Una situazione che dipende anche da tassi di vaccinazione non altissimi: al 70 per cento degli israeliani è stata somministrata una sola dose, al 63 per cento due. Solo il 45 per cento ha ricevuto il cosiddetto booster. “In Israele hanno un problema con le comunità ortodosse”, spiega al Foglio Sergio Abrignani, immunologo dell’Università statale di Milano e membro del Comitato tecnico scientifico: “Non vogliono farsi vaccinare per motivi religiosi. E come mi raccontava un collega del posto, lì si fa una vita di comunità molto intensa, e questa diventa una sorgente di focolai”.
Eppure, tante volte, negli scorsi mesi quello israeliano ha rappresentato una sorta di modello, il paradigma a cui attingere per le politiche sanitarie nel resto del mondo, fino a offrire indicazioni predittive rispetto all’evolversi della pandemia. Dobbiamo, insomma, prepararci a tempi più duri anche dalle nostre parti? “E’ probabile, ma almeno in Italia abbiamo solo il 13-14 per cento di persone vaccinabili che non sono vaccinate, meno che altrove, dove arrivano al 20-25 per cento della popolazione. Ma più che un modello – dice Abrignani – Israele è una macchina del tempo, nel senso che sono mediamente due-tre mesi davanti a noi e all’Europa occidentale, avendo iniziato a vaccinare in maniera massiccia da novembre 2020, mentre noi abbiamo iniziato ad alto ritmo con il generale Figliuolo a marzo 2021. Abbiamo evidenza che quel che succede da loro più o meno accadrà anche da noi, ma con delle differenze”. Quali? “Anzitutto abbiamo un po’ più di vaccinati rispetto a Israele, siamo oltre l’85 per cento nella popolazione over 12 con doppia dose, poi abbiamo mantenuto più a lungo le restrizioni e abbiamo sempre tenuto la mascherina al chiuso, oltre ad avere introdotto il green pass rafforzato che in qualche modo limita il contatto tra vaccinati e non”, risponde il membro del Cts.

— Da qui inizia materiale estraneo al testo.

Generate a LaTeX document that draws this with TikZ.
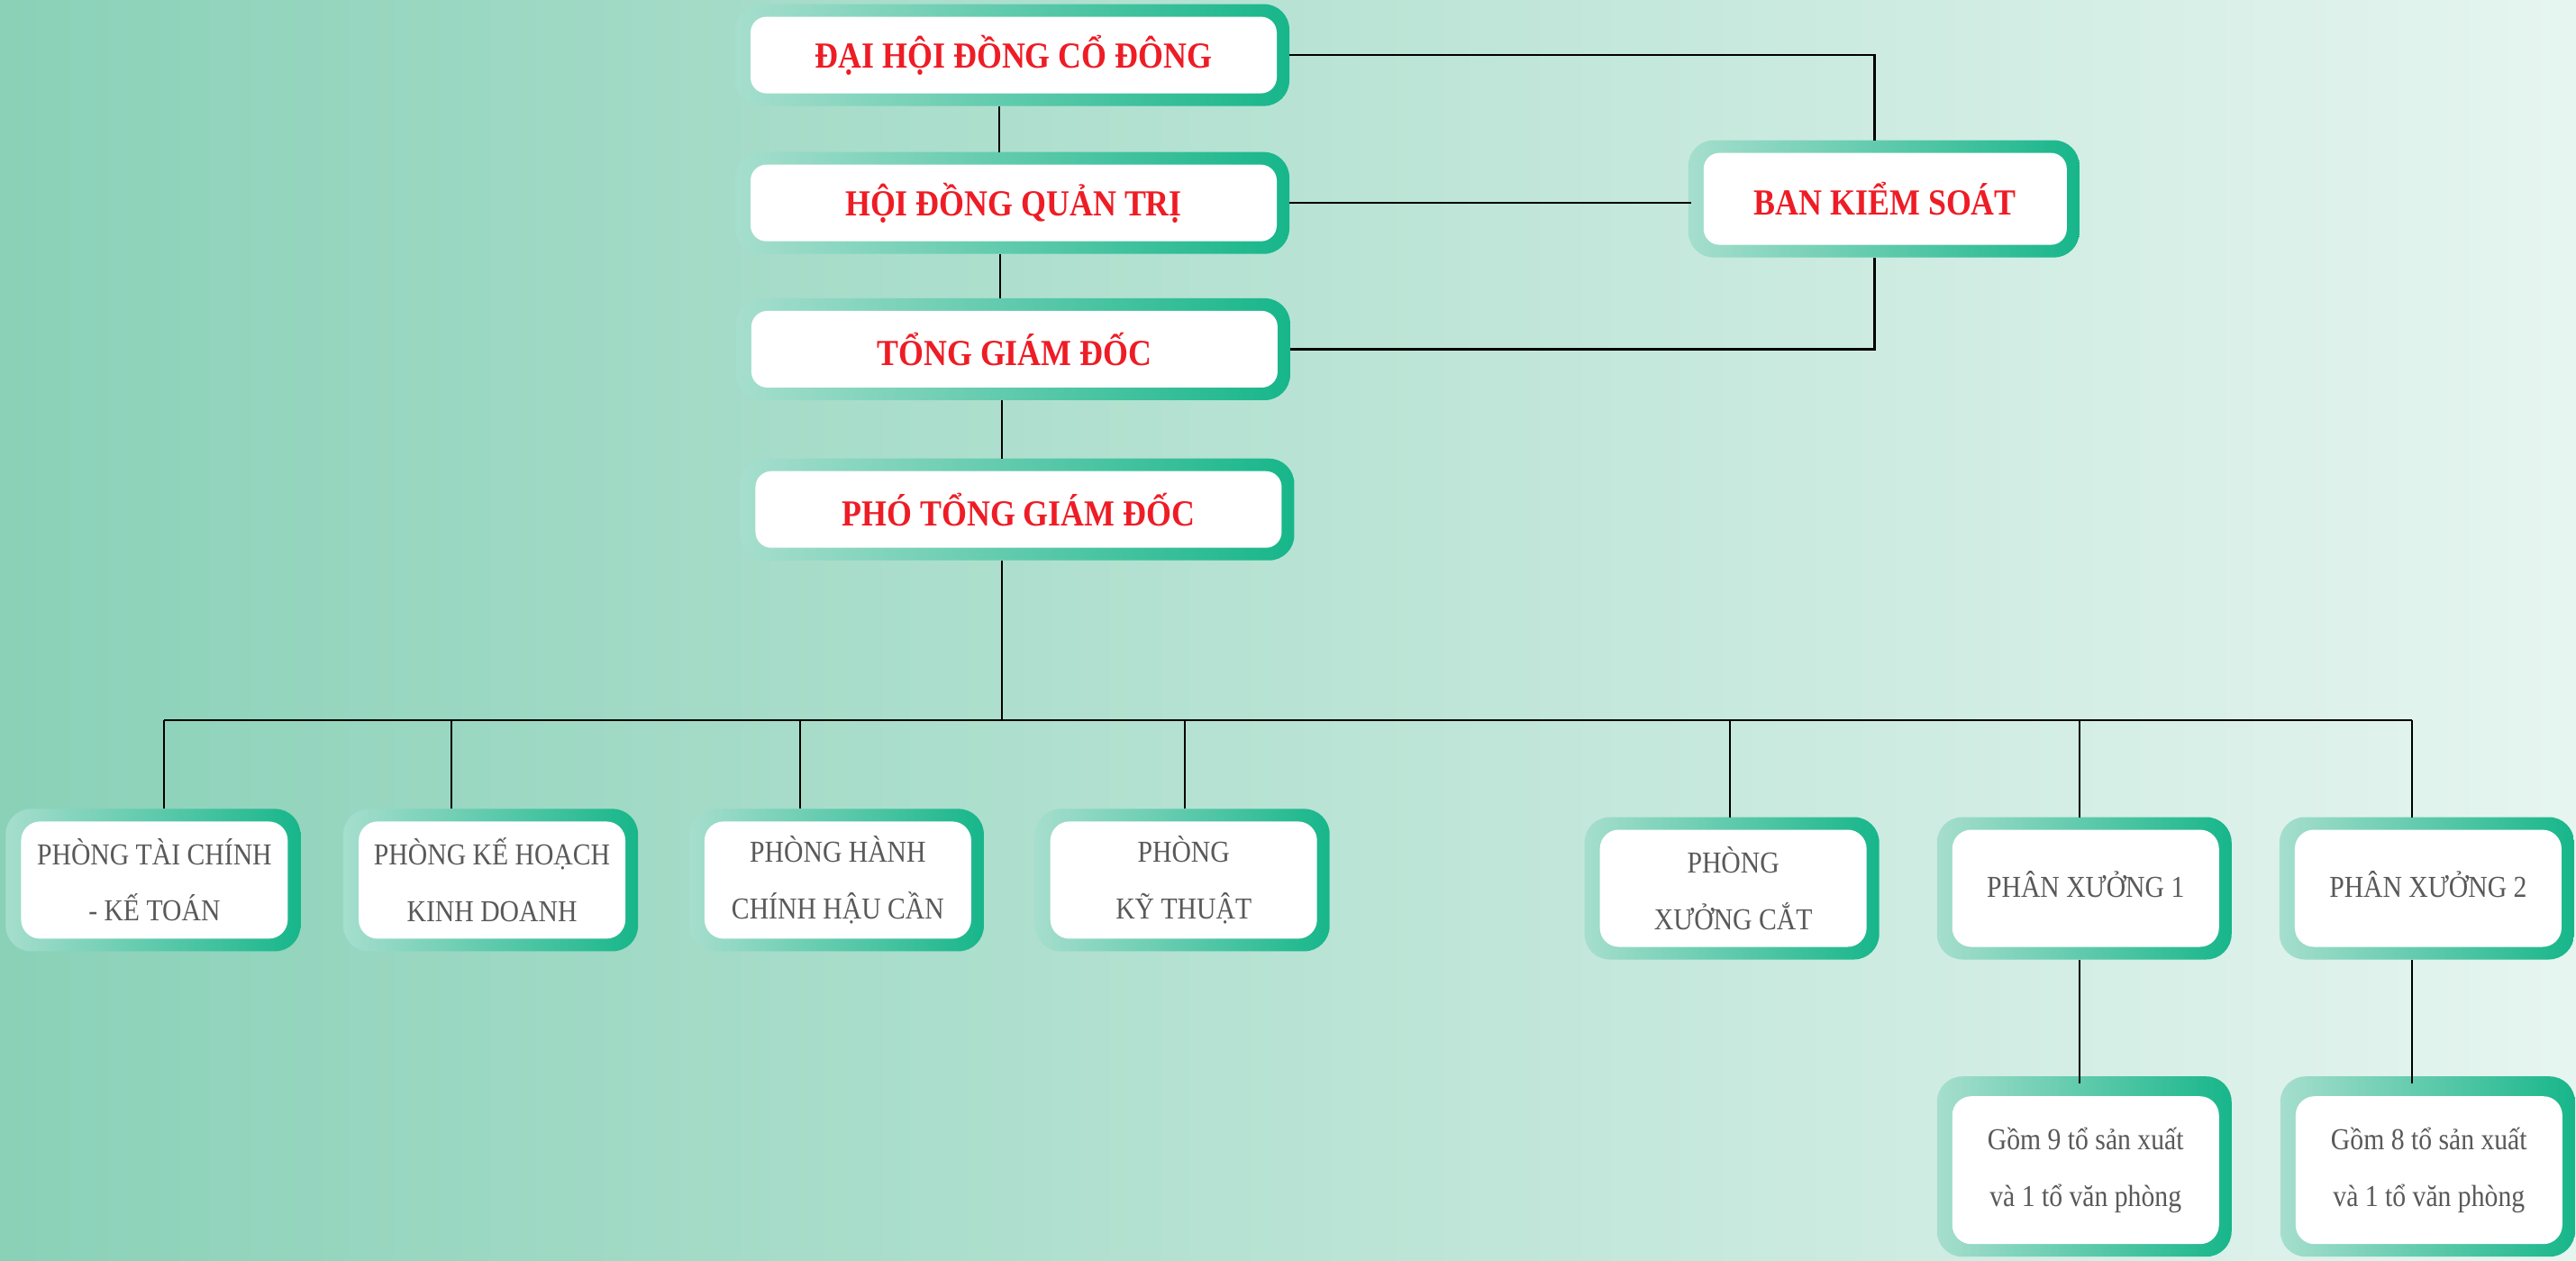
\documentclass[tikz,border=0pt]{standalone}
\usepackage{fontspec}
\setmainfont{Liberation Serif}[FakeStretch=0.88]
\usetikzlibrary{positioning}

\definecolor{bgL}{HTML}{8AD1B8}
\definecolor{bgR}{HTML}{E6F5F0}
\definecolor{frameL}{HTML}{A6DECD}
\definecolor{frameR}{HTML}{17B68A}
\definecolor{headred}{HTML}{EE1C25}
\definecolor{unitgray}{HTML}{595959}

\pgfdeclarelayer{back}
\pgfsetlayers{back,main}

\begin{document}
\begin{tikzpicture}[
  x=0.018234cm, y=-0.018234cm,
  box/.style={rectangle, rounded corners=5pt, fill=white, inner sep=0pt, outer sep=0.14cm, align=center},
  headbox/.style={box, minimum width=5.84cm, minimum height=0.85cm, text=headred, font=\bfseries\fontsize{11.6}{14}\selectfont},
  unitbox/.style={box, rounded corners=6pt, minimum width=2.96cm, minimum height=1.3cm, text=unitgray, font=\fontsize{9.6}{17.8}\selectfont},
  frame/.style={left color=frameL, right color=frameR, rounded corners=8pt},
  link/.style={draw=black, line width=0.6pt}
]
\useasboundingbox (0,0) rectangle (1568,767);

% top of the chart
\node[headbox] (dhcd) at (617,33.5)  {ĐẠI HỘI ĐỒNG CỔ ĐÔNG};
\node[headbox] (hdqt) at (617,123.5) {HỘI ĐỒNG QUẢN TRỊ};
\node[headbox] (tgd)  at (617.5,212.5) {TỔNG GIÁM ĐỐC};
\node[headbox] (ptgd) at (620,310)   {PHÓ TỔNG GIÁM ĐỐC};
\node[headbox, minimum width=4.03cm, minimum height=1.02cm] (bks) at (1147.5,121) {BAN KIỂM SOÁT};

% departments
\node[unitbox] (ptc) at (94,535.5)    {PHÒNG TÀI CHÍNH\\- KẾ TOÁN};
\node[unitbox] (pkh) at (299.5,535.5) {PHÒNG KẾ HOẠCH\\KINH DOANH};
\node[unitbox] (phc) at (510,535.5)   {PHÒNG HÀNH\\CHÍNH HẬU CẦN};
\node[unitbox] (pkt) at (720.5,535.5) {PHÒNG\\KỸ THUẬT};
\node[unitbox] (pxc) at (1055,540.5)  {PHÒNG\\XƯỞNG CẮT};
\node[unitbox] (px1) at (1269.5,540.5) {\raisebox{0.1cm}{PHÂN XƯỞNG 1}};
\node[unitbox] (px2) at (1478,540.5)  {\raisebox{0.1cm}{PHÂN XƯỞNG 2}};
\node[unitbox, minimum height=1.64cm] (g9) at (1269.5,712) {Gồm 9 tổ sản xuất\\và 1 tổ văn phòng};
\node[unitbox, minimum height=1.64cm] (g8) at (1478.5,712) {Gồm 8 tổ sản xuất\\và 1 tổ văn phòng};

% spine and bus
\coordinate (v1) at (608,0);
\coordinate (v2) at (609,0);
\coordinate (v3) at (610,0);
\coordinate (bus) at (610,438);
\coordinate (b1) at (100,438);
\coordinate (b2) at (275,438);
\coordinate (b3) at (487,438);
\coordinate (b4) at (721,438);
\coordinate (b5) at (1053,438);
\coordinate (b6) at (1266,438);
\coordinate (b7) at (1468,438);
\coordinate (k1) at (1141,0);

\draw[link] (v1 |- dhcd.south) -- (v1 |- hdqt.north);
\draw[link] (v2 |- hdqt.south) -- (v2 |- tgd.north);
\draw[link] (v3 |- tgd.south) -- (v3 |- ptgd.north);
\draw[link] (v3 |- ptgd.south) -- (bus);
\draw[link] (dhcd.east) -| (k1 |- bks.north);
\draw[link] (hdqt.east) -- (hdqt.east -| bks.west);
\draw[link] (tgd.east) -| (k1 |- bks.south);

\draw[link] (b1) -- (b7);
\draw[link] (b1) -- (b1 |- ptc.north);
\draw[link] (b2) -- (b2 |- pkh.north);
\draw[link] (b3) -- (b3 |- phc.north);
\draw[link] (b4) -- (b4 |- pkt.north);
\draw[link] (b5) -- (b5 |- pxc.north);
\draw[link] (b6) -- (b6 |- px1.north);
\draw[link] (b7) -- (b7 |- px2.north);
\draw[link] (b6 |- px1.south) -- (b6 |- g9.north);
\draw[link] (b7 |- px2.south) -- (b7 |- g8.north);

\begin{pgfonlayer}{back}
  \shade[left color=bgL, right color=bgR] (0,0) rectangle (1568,767);
  \foreach \n/\t in {dhcd/0,hdqt/0,tgd/0,ptgd/0,bks/0,ptc/0,pkh/0,phc/0,pkt/0,pxc/0,px1/0,px2/0,g9/0.08,g8/0.08}
    \shade[frame] ([xshift=-0.03cm, yshift=\t cm]\n.north west) rectangle (\n.south east);
\end{pgfonlayer}
\end{tikzpicture}
\end{document}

E non sarà un caso allora che tra le misure al vaglio del governo israeliano ci sia proprio un rafforzamento del meccanismo legato alla certificazione verde. Questa volta il modello siamo noi? “Lo siamo già stati e lo siamo ancora adesso. Siamo stati, da luglio a novembre, uno dei migliori paesi europei, insieme a Spagna e Portogallo, nel fronteggiare il virus. E non si parla solo di vaccinazioni”, sottolinea Abrignani con riferimento all’intero sistema messo in piedi da Draghi, Speranza e Figliuolo: “Anche la stessa Angela Merkel, in una delle ultime uscite da cancelliera ha elogiato davanti alla stampa tedesca l’Italia e il nostro operato. E avere questo tipo di riconoscimento, da paesi che non sono così inclini agli elogi nei nostri confronti, vuol dire che proprio tutto sbagliato non abbiamo fatto. Senza dimenticare che stiamo vivendo un qualcosa di epocale, che leggeremo sui libri di storia”.
Però, al netto dei meritati riconoscimenti, l’avanzata di Omicron ha mostrato una della grandi criticità italiane, un po’ rimossa negli scorsi mesi e tornata d’attualità con la nuova variante: l’incapacità di tracciare e sequenziare il virus. “E’ una cosa che abbiamo fatto male”, ammette l’immunologo: “A differenza della Gran Bretagna, per esempio, noi non avevamo strutture predisposte a questo scopo, e non ce le siamo date. Ora però stiamo correndo ai ripari, con un debito di mesi, ma lo stiamo facendo. E’ una dinamica che paghiamo con il ritardo con cui ci arrivano i dati e dobbiamo fidarci di quelli degli altri paesi”. Intende dire che questa mancanza può avere influito anche sulla nostra risposta a Omicron? “No, non sarebbe cambiato nulla”, risponde sicuro Abrignani, che conclude spiegando che l’Italia, sin dalla comparsa dei primi casi, ha reagito come se la nuova variante fosse già quella predominante, al netto degli scarsi sequenziamenti. “Ci comportiamo come se avessimo già tracciato decine di migliaia di casi”.